Taking the photo from eye level will make the photo distort as it goes up If you shoot from the hip, all the vertical lines will appear straight
You may also see that sometimes what you want to take a photo of is not in focus as the iPhone will always determine what it thinks is important. To change the focus on an iPhone, again, tap on the area of the screen that you want to put in focus. A yellow box will appear and if you hold it down for a few seconds it will begin to flash. Once it stops flashing, the area which you want to be the subject of the photo should now be in focus.
The Rule of Thirds
Follow the rule of thirds. When looking at a photo, you would think our eyes would naturally look at the centre, but in fact, we tend to veer off centre. If you want to capture an object or particular point in your photo, first of all, turn on your camera grid lines (on an iPhone go to Settings > Camera and make sure Grid is turned on). Then, when taking a photo, aim to place your subject at the intersection of one set of vertical and horizontal lines.
In interiors, this doesn’t always work when you are aiming for a full room shot, but if you are trying to show a new vase, or chair for example, don’t put the object directly in the middle, place it to one side.
A lovely bunch of tulips in the centre of the photo. Nice, but…. Isn’t this photo with the tulips to the bottom left much more easier on the eye?
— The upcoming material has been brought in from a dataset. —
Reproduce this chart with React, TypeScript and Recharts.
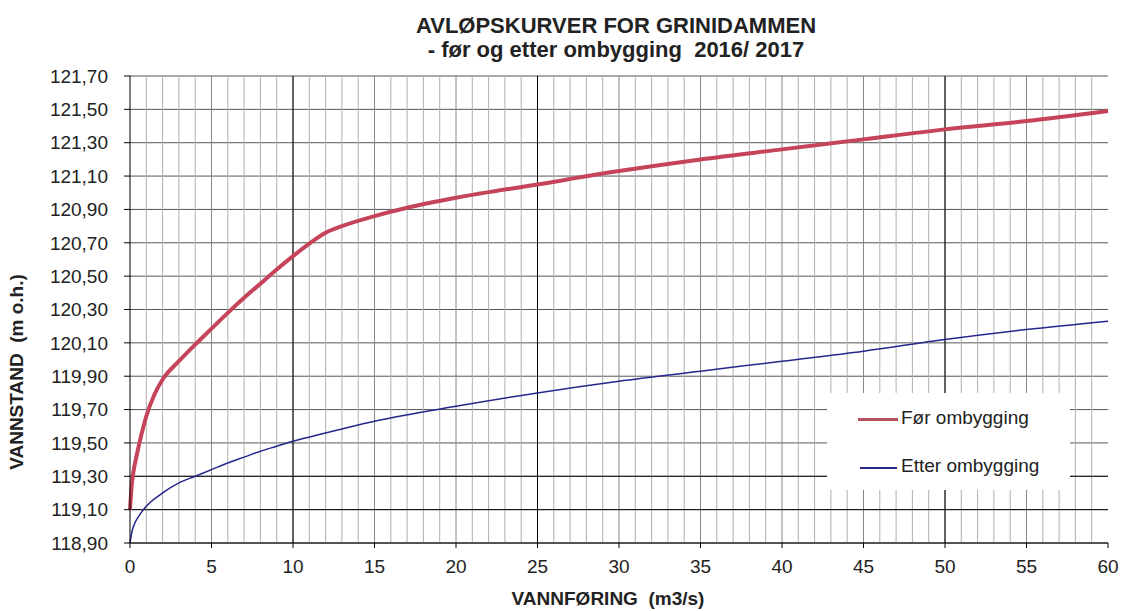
import React from 'react'
import { LineChart, Line, XAxis, YAxis, CartesianGrid, ReferenceLine } from 'recharts'

// Før ombygging (red)
const forQ = [0, 0.1, 0.2, 0.4, 0.7, 1, 1.5, 2, 3, 4, 5, 6, 7, 8, 9, 10, 11, 12, 13, 15, 17, 20, 25, 30, 35, 40, 45, 50, 55, 60]
const forH = [119.1, 119.24, 119.32, 119.42, 119.55, 119.66, 119.79, 119.88, 119.99, 120.09, 120.185, 120.28, 120.37, 120.455, 120.54, 120.62, 120.695, 120.76, 120.8, 120.86, 120.91, 120.97, 121.05, 121.13, 121.2, 121.26, 121.32, 121.38, 121.43, 121.49]

// Etter ombygging (blue)
const etterQ = [0, 0.1, 0.3, 0.6, 1, 2, 3, 4, 5, 6, 7, 8, 9, 10, 12, 15, 20, 25, 30, 35, 40, 45, 50, 55, 60]
const etterH = [118.9, 118.96, 119.02, 119.07, 119.12, 119.2, 119.26, 119.3, 119.34, 119.38, 119.415, 119.45, 119.48, 119.51, 119.56, 119.63, 119.72, 119.8, 119.87, 119.93, 119.99, 120.05, 120.12, 120.18, 120.23]

const xTicks = [0, 5, 10, 15, 20, 25, 30, 35, 40, 45, 50, 55, 60]
const yTicks = [118.9, 119.1, 119.3, 119.5, 119.7, 119.9, 120.1, 120.3, 120.5, 120.7, 120.9, 121.1, 121.3, 121.5, 121.7]
const minorX = Array.from({ length: 59 }, (_, i) => i + 1)
const blackX = [10, 25, 50]
const blackY = [119.1, 119.3]

const forData = forQ.map((q, i) => ({ q, h: forH[i] }))
const etterData = etterQ.map((q, i) => ({ q, h: etterH[i] }))

const FONT = '"Liberation Sans", Arial, sans-serif'
const RED = '#c6445a'
const BLUE = '#26268c'

const fmt = (v: number) => v.toFixed(2).replace('.', ',')

const App: React.FC = () => {
  return (
    <div style={{ position: 'relative', width: 1111, height: 603, fontFamily: FONT, color: '#222' }}>
      <div style={{ position: 'absolute', left: 0, width: 1216, top: 6, textAlign: 'center', fontWeight: 'bold', fontSize: 22, lineHeight: '24px' }}>
        <div>AVLØPSKURVER FOR GRINIDAMMEN</div>
        <div style={{ whiteSpace: 'pre' }}>- før og etter ombygging  2016/ 2017</div>
      </div>
      <LineChart width={1111} height={595} margin={{ top: 68, right: 11, bottom: 20, left: 42 }}>
        <CartesianGrid stroke="#555" vertical={false} />
        {minorX.map((x) => (
          <ReferenceLine key={'v' + x} x={x} stroke={x % 5 === 0 ? '#888' : '#b0b0b0'} strokeWidth={1} />
        ))}
        {blackX.map((x) => (
          <ReferenceLine key={'b' + x} x={x} stroke="#000" strokeWidth={1} />
        ))}
        {blackY.map((y) => (
          <ReferenceLine key={'h' + y} y={y} stroke="#111" strokeWidth={1} />
        ))}
        <XAxis
          dataKey="q"
          type="number"
          domain={[0, 60]}
          ticks={xTicks}
          interval={0}
          allowDuplicatedCategory={false}
          height={40}
          stroke="#000"
          tickSize={5}
          tickMargin={12}
          tick={{ fill: '#222', fontSize: 19, fontFamily: FONT }}
        />
        <YAxis
          type="number"
          domain={[118.9, 121.7]}
          ticks={yTicks}
          interval={0}
          width={80}
          stroke="#000"
          tickSize={6}
          tickMargin={16}
          tickFormatter={fmt}
          tick={{ fill: '#222', fontSize: 19, fontFamily: FONT }}
        />
        <Line data={etterData} dataKey="h" type="monotone" stroke={BLUE} strokeWidth={1.5} dot={false} isAnimationActive={false} />
        <Line data={forData} dataKey="h" type="monotone" stroke={RED} strokeWidth={4} dot={false} isAnimationActive={false} />
      </LineChart>
      <div style={{ position: 'absolute', left: 819, top: 385, width: 243, height: 97, background: '#fff' }}>
        <div style={{ position: 'absolute', left: 31, top: 25, width: 40, height: 3, background: '#b5505e' }} />
        <div style={{ position: 'absolute', left: 74, top: 14, fontSize: 19 }}>Før ombygging</div>
        <div style={{ position: 'absolute', left: 33, top: 74, width: 37, height: 2, background: BLUE }} />
        <div style={{ position: 'absolute', left: 74, top: 62, fontSize: 19 }}>Etter ombygging</div>
      </div>
      <div style={{ position: 'absolute', left: 400, width: 400, top: 580, textAlign: 'center', fontWeight: 'bold', fontSize: 19, whiteSpace: 'pre' }}>
        VANNFØRING  (m3/s)
      </div>
      <div style={{ position: 'absolute', left: 9, top: 364, width: 0, height: 0 }}>
        <div style={{ position: 'absolute', left: -150, top: -11, width: 300, textAlign: 'center', fontWeight: 'bold', fontSize: 19, lineHeight: '22px', transform: 'rotate(-90deg)', whiteSpace: 'pre' }}>
          VANNSTAND  (m o.h.)
        </div>
      </div>
    </div>
  )
}

export default App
By putting the grid on your camera phone, you can see that the tulips are on the intersection of a vertical and horizontal line
If All Else Fails…
Get a great photo editing app!! I use VSCO although I have found that since upgrading to an iPhone 11 Pro, I have needed to use it less and less. I used to use a pre-set filter, but I now use no filters and just enhance the Exposure of the photo (if needed and not used the exposure function on the iPhone), make sure the vertical lines are straight with Adjust, Sharpen the photo and use Clarity (which I love! A great way to bring the patina and texture of a photo to life!)
I also use the Shadows function (in Tone) if I feel there are a few too many dark corners. If I need to remove anything I missed in a photo, I use Touch Retouch which is a fantastic app to quickly remove any unwanted items (mainly kids plastic tat!) and can’t be bothered to capture the photo again.
VSCO is a great tool to enhance your photo Touch Retouch is a fantastic app to get rid of any unwanted items in a photo
As with everything, the most important thing is practise, practise, practise and I can’t stress this enough! It took me about 2 years to really figure out what kind of images I wanted on my feed, how to edit them and what worked well for me. It takes time but it really is worth it in the end.
I am about to start an online photography course and I am thinking about writing blog posts about what I learn. Would this be of any interest to anyone? Thanks for reading and I hope you took something away from this.